In Azure Databricks bundle configuration files, you can use the task mapping within a job definition to join the job tasks settings in a top-level resources mapping with the job task settings in a targets mapping, for example (ellipses indicate omitted content, for brevity):

# ...
resources:
  jobs:
    <some-unique-programmatic-identifier-for-this-job>:
      # ...
      tasks:
        - task_key: <some-unique-programmatic-identifier-for-this-task>
          # Task settings.

targets:
  <some-unique-programmatic-identifier-for-this-target>:
    resources:
      jobs:
        <the-matching-programmatic-identifier-for-this-job>:
          # ...
          tasks:
            - task_key: <the-matching-programmatic-identifier-for-this-key>
              # Any more task settings to join with the settings from the
              # resources mapping for the matching top-level task_key.
          # ...

To join the top-level resources mapping and the targets mapping for the same task, the task mappings’ task_key must be set to the same value.

If any job task setting is defined both in the top-level resources mapping and the targets mapping for the same task, then the setting in the targets mapping takes precedence over the setting in the top-level resources mapping.

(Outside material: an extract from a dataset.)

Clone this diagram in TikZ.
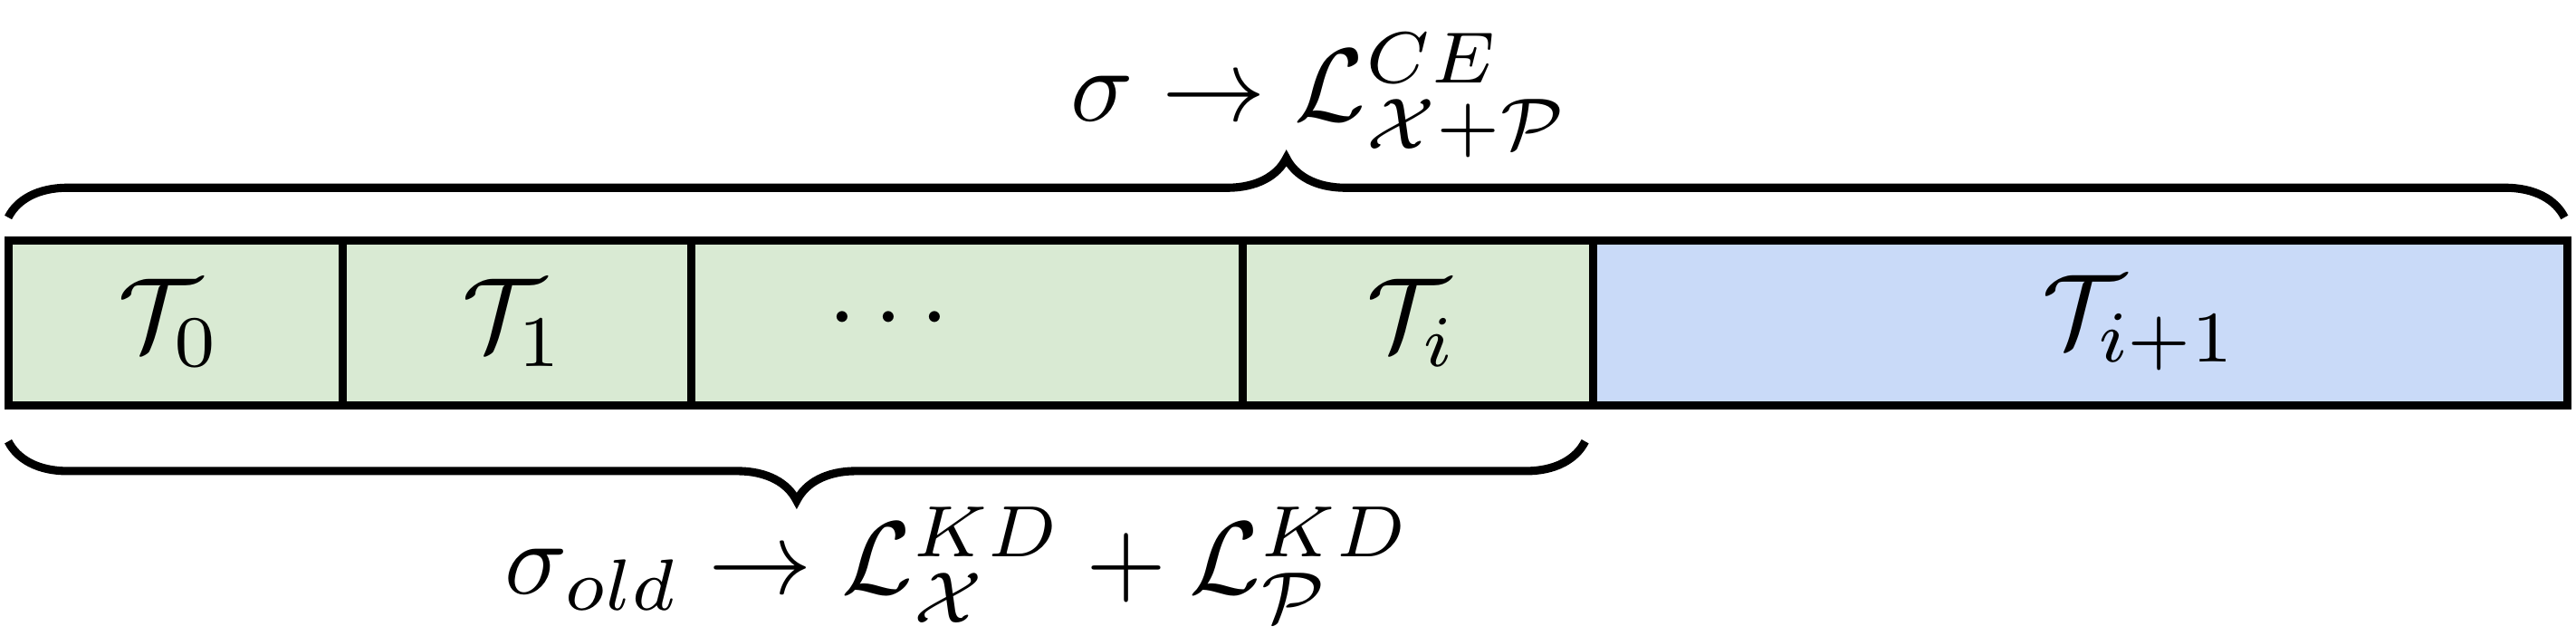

Example 1: Job task settings defined in multiple resource mappings and with no settings conflicts

In this example, spark_version in the top-level resources mapping is combined with node_type_id and num_workers in the resources mapping in targets to define the settings for the task_key named my-task (ellipses indicate omitted content, for brevity):

# ...
resources:
  jobs:
    my-job:
      name: my-job
      tasks:
        - task_key: my-key
          new_cluster:
            spark_version: 13.3.x-scala2.12

targets:
  development:
    resources:
      jobs:
        my-job:
          name: my-job
          tasks:
            - task_key: my-task
              new_cluster:
                node_type_id: Standard_DS3_v2
                num_workers: 1
          # ...

When you run databricks bundle validate for this example, the resulting graph is as follows (ellipses indicate omitted content, for brevity):

{
  "...": "...",
  "resources": {
    "jobs": {
      "my-job": {
        "tasks": [
          {
            "new_cluster": {
              "node_type_id": "Standard_DS3_v2",
              "num_workers": 1,
              "spark_version": "13.3.x-scala2.12"
            },
            "task-key": "my-task"
          }
        ],
        "...": "..."
      }
    }
  }
}

Example 2: Conflicting job task settings defined in multiple resource mappings

In this example, spark_version, and num_workers are defined both in the top-level resources mapping and in the resources mapping in targets. spark_version and num_workers in the resources mapping in targets take precedence over spark_version and num_workers in the top-level resources mapping. This defines the settings for the task_key named my-task (ellipses indicate omitted content, for brevity):

# ...
resources:
  jobs:
    my-job:
      name: my-job
      tasks:
        - task_key: my-task
          new_cluster:
            spark_version: 13.3.x-scala2.12
            node_type_id: Standard_DS3_v2
            num_workers: 1

targets:
  development:
    resources:
      jobs:
        my-job:
          name: my-job
          tasks:
            - task_key: my-task
              new_cluster:
                spark_version: 12.2.x-scala2.12
                num_workers: 2
          # ...

When you run databricks bundle validate for this example, the resulting graph is as follows (ellipses indicate omitted content, for brevity):

{
  "...": "...",
  "resources": {
    "jobs": {
      "my-job": {
        "tasks": [
          {
            "new_cluster": {
              "node_type_id": "Standard_DS3_v2",
              "num_workers": 2,
              "spark_version": "12.2.x-scala2.12"
            },
            "task_key": "my-task"
          }
        ],
        "...": "..."
      }
    }
  }
}